World News

What is stamp duty and when do you have to pay it?



Any non-residential or mixed-use property purchased for more than £150,000 is subject to stamp duty. Non-residential property generally refers to commercial property or property that is not suitable for living. A mixed property is one that has both residential and non-residential elements, such as an apartment with a store underneath.

For tax purposes, the category also includes six or more residential properties purchased in a single transaction.

You also pay stamp duty on agricultural land, even if it is part of a residential property, for example a house with fields.

You may pay a higher duty rate for multiple purchases or transfers from the same seller.

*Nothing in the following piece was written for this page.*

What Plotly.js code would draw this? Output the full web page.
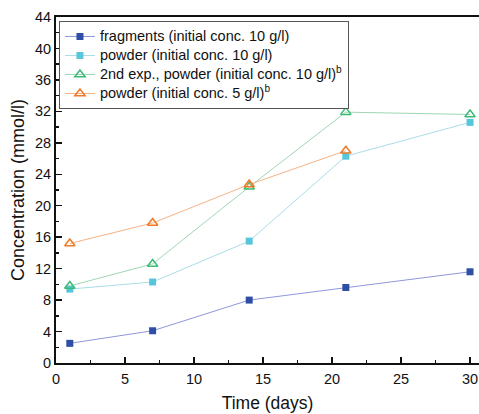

The tax is also calculated differently to residential stamp duty. Two amounts are calculated separately and then added together; the purchase price of the lease and the value of the annual rent you pay.

Since 2021, non-UK residents have had to pay higher stamp duty when purchasing property in England and Northern Ireland.

The additional levy is two percentage points higher than the rate applied to UK residents in the given tax bracket. For example, where a UK resident will pay 5% tax on a property purchased between £250,001 and £925,000, a non-UK resident will pay 7%.

Foreign buyers also face an additional 2% surcharge on top of the existing 3% tax on second homes and rental properties.

Your solicitor should be able to help you arrange payment of stamp duty or simply carry out the transaction on your behalf.

If you have a solicitor or conveyancing agent acting for you they can submit the stamp duty return online, but if you are handling it yourself this must be done via a paper form. You can order the form you need – SDLT1 – online or by calling HMRC.